DIRECTIVE:
Working from the top of the listing below, retype each line through the line containing "const leftValues = [14.4, 26.4, 28.3, 19.5, 11.5];", both included, with no pictures.
--------------------
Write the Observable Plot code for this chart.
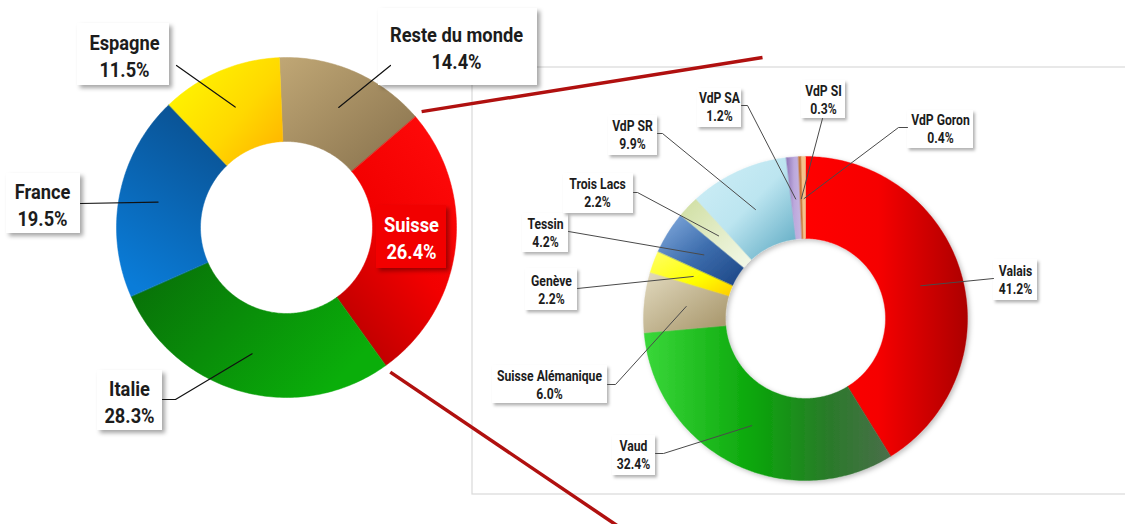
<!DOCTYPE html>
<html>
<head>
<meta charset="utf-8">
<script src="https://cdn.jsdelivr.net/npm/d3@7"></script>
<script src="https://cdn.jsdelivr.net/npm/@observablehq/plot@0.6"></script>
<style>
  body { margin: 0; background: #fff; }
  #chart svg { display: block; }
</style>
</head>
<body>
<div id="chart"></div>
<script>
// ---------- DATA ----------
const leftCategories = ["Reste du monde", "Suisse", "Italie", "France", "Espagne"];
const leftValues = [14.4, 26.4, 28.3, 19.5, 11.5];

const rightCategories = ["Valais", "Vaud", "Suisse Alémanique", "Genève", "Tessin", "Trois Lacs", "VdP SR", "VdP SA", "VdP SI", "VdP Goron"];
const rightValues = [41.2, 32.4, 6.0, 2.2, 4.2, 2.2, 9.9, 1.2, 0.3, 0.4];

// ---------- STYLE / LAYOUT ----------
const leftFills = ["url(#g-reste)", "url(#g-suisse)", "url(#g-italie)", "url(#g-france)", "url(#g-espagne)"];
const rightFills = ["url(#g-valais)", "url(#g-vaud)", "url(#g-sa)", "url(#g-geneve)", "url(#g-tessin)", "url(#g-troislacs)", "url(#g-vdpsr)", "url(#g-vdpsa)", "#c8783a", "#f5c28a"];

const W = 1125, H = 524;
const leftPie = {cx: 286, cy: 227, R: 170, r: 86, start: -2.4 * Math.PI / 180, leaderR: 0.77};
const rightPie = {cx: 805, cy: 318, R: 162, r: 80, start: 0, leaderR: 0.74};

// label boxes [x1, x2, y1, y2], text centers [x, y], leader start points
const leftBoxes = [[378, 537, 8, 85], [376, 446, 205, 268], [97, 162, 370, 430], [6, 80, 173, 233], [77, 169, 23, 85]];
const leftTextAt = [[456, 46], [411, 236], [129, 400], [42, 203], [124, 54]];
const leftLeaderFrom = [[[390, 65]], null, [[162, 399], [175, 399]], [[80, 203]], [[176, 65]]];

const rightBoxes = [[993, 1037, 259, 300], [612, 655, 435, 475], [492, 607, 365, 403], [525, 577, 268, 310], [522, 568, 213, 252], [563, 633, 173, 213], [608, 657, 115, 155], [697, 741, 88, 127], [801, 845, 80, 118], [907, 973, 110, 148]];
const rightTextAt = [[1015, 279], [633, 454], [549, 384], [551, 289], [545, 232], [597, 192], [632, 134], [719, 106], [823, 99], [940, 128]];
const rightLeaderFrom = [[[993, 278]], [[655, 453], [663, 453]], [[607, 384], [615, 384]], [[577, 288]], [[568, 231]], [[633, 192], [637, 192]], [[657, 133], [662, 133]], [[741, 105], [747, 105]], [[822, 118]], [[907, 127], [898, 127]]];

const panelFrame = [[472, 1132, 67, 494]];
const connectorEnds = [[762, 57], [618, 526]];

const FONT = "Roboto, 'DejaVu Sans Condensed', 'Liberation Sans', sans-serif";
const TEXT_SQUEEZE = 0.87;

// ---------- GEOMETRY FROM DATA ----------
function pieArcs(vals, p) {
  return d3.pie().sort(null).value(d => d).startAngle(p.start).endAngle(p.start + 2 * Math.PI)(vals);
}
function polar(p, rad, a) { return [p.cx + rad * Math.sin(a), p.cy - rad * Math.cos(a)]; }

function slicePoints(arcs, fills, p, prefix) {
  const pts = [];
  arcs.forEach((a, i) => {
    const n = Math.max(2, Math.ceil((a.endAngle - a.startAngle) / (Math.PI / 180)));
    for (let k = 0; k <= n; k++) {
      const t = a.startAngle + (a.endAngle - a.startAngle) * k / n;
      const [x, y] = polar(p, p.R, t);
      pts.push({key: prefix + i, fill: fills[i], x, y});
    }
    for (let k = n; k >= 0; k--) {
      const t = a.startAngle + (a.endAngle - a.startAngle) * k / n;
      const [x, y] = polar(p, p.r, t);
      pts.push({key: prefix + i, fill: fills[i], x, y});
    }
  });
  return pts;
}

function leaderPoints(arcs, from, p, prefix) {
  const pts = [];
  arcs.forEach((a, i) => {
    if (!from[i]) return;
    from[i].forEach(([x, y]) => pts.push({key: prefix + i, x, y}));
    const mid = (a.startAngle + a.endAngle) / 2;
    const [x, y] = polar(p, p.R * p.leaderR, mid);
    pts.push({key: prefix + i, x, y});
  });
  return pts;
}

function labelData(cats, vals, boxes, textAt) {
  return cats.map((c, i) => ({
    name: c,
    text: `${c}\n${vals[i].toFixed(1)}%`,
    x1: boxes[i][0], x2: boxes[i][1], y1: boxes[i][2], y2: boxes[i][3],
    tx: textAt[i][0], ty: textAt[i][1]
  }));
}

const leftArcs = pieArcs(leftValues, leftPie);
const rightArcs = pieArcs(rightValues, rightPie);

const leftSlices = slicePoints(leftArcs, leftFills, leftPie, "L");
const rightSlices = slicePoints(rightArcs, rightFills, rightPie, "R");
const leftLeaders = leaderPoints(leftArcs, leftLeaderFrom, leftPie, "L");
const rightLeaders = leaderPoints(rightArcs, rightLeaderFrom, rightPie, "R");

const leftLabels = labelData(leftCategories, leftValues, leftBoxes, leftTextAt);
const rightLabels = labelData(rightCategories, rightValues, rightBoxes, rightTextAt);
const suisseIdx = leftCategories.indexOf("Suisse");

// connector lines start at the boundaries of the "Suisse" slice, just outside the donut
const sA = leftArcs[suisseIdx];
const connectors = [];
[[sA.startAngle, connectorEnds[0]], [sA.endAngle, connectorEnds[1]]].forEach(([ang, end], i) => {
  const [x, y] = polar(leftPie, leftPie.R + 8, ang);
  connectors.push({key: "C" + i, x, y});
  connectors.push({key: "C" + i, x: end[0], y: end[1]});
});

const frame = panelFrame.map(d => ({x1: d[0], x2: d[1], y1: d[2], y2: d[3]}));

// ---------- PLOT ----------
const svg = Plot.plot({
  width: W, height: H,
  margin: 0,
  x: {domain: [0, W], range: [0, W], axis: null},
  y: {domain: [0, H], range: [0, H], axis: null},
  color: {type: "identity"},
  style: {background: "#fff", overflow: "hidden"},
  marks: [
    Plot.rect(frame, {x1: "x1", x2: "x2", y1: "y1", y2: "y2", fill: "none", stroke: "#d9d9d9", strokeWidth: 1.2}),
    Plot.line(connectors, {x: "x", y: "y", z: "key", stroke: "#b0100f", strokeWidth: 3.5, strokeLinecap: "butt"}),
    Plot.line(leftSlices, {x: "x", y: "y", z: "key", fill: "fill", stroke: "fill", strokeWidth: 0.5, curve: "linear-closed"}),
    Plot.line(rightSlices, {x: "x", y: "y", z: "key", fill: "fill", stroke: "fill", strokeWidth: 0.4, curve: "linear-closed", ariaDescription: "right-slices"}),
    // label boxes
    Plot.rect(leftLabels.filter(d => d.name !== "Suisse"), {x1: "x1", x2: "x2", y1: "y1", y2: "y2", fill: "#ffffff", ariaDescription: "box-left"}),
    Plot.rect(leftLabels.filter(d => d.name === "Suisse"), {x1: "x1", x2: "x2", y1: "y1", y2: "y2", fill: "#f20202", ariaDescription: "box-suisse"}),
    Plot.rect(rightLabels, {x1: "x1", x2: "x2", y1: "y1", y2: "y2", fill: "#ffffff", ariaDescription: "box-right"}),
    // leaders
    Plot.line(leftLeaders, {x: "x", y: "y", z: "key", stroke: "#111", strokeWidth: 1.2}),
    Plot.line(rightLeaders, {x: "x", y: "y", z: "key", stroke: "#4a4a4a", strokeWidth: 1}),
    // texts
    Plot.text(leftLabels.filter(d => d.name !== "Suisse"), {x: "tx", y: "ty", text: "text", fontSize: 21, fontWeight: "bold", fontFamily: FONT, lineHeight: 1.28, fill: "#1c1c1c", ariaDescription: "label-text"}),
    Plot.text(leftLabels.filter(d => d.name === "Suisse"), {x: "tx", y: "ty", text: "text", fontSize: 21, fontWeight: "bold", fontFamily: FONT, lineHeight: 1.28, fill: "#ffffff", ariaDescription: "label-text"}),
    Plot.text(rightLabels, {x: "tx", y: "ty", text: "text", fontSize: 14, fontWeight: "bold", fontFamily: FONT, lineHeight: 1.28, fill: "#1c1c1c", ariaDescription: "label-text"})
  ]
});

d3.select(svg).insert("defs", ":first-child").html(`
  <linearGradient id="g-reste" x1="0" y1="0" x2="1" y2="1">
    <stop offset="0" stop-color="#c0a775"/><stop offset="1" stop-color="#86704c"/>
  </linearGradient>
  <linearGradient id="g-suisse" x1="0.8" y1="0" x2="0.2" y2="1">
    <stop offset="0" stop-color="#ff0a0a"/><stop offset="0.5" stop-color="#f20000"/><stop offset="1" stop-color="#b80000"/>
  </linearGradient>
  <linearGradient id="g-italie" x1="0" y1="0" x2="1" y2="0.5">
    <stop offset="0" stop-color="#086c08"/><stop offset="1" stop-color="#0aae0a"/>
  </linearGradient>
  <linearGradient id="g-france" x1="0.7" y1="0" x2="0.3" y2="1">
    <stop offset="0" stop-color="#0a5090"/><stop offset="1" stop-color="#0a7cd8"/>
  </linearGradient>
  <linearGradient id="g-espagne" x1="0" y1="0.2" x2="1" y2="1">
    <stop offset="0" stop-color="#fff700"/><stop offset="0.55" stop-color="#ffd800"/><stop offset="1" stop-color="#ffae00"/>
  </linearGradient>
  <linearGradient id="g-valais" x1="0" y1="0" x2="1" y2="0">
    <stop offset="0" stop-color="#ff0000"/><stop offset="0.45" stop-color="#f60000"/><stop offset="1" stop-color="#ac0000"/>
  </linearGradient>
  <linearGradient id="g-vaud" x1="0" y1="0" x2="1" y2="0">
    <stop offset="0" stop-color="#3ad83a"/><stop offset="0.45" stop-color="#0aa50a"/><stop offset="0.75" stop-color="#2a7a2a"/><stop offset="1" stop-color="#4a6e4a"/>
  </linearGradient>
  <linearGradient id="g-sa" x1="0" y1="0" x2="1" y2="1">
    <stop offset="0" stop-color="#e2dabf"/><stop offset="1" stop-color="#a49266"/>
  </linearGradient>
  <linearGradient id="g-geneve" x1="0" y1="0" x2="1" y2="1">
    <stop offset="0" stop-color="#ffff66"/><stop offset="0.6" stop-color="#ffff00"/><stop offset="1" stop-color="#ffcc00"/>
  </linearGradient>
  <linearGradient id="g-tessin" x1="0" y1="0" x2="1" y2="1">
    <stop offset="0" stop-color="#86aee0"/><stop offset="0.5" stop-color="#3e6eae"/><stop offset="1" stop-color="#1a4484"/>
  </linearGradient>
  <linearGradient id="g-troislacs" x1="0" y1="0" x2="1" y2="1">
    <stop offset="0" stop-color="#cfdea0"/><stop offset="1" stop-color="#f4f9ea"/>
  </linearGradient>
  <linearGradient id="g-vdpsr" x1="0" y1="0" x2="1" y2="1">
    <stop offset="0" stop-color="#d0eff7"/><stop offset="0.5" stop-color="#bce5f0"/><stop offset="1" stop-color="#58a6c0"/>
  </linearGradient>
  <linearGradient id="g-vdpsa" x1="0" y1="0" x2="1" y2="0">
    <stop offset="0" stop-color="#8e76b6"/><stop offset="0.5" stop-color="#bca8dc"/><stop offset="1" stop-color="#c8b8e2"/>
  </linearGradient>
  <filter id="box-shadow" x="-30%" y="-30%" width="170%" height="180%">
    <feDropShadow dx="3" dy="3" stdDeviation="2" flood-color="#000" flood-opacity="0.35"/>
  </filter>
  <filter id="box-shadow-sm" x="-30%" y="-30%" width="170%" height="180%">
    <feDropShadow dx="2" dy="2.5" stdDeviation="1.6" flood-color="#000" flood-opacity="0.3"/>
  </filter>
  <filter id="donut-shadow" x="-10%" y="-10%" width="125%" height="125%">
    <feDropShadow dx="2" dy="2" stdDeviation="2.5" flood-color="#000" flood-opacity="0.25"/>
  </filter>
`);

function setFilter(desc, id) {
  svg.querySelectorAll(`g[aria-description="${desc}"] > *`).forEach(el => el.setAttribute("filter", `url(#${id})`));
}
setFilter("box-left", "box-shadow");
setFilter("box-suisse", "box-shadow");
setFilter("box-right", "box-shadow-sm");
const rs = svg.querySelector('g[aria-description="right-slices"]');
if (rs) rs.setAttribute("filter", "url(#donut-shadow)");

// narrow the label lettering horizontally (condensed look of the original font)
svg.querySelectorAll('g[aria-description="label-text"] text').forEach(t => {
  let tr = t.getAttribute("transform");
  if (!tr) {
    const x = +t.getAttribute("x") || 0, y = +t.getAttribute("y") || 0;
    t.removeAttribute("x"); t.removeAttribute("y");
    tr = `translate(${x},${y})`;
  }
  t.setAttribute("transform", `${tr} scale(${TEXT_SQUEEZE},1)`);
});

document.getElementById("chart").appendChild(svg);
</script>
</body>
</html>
--------------------
ANSWER TO THIS EXERCISE:
Write the Observable Plot code for this chart.
<!DOCTYPE html>
<html>
<head>
<meta charset="utf-8">
<script src="https://cdn.jsdelivr.net/npm/d3@7"></script>
<script src="https://cdn.jsdelivr.net/npm/@observablehq/plot@0.6"></script>
<style>
  body { margin: 0; background: #fff; }
  #chart svg { display: block; }
</style>
</head>
<body>
<div id="chart"></div>
<script>
// ---------- DATA ----------
const leftCategories = ["Reste du monde", "Suisse", "Italie", "France", "Espagne"];
const leftValues = [14.4, 26.4, 28.3, 19.5, 11.5];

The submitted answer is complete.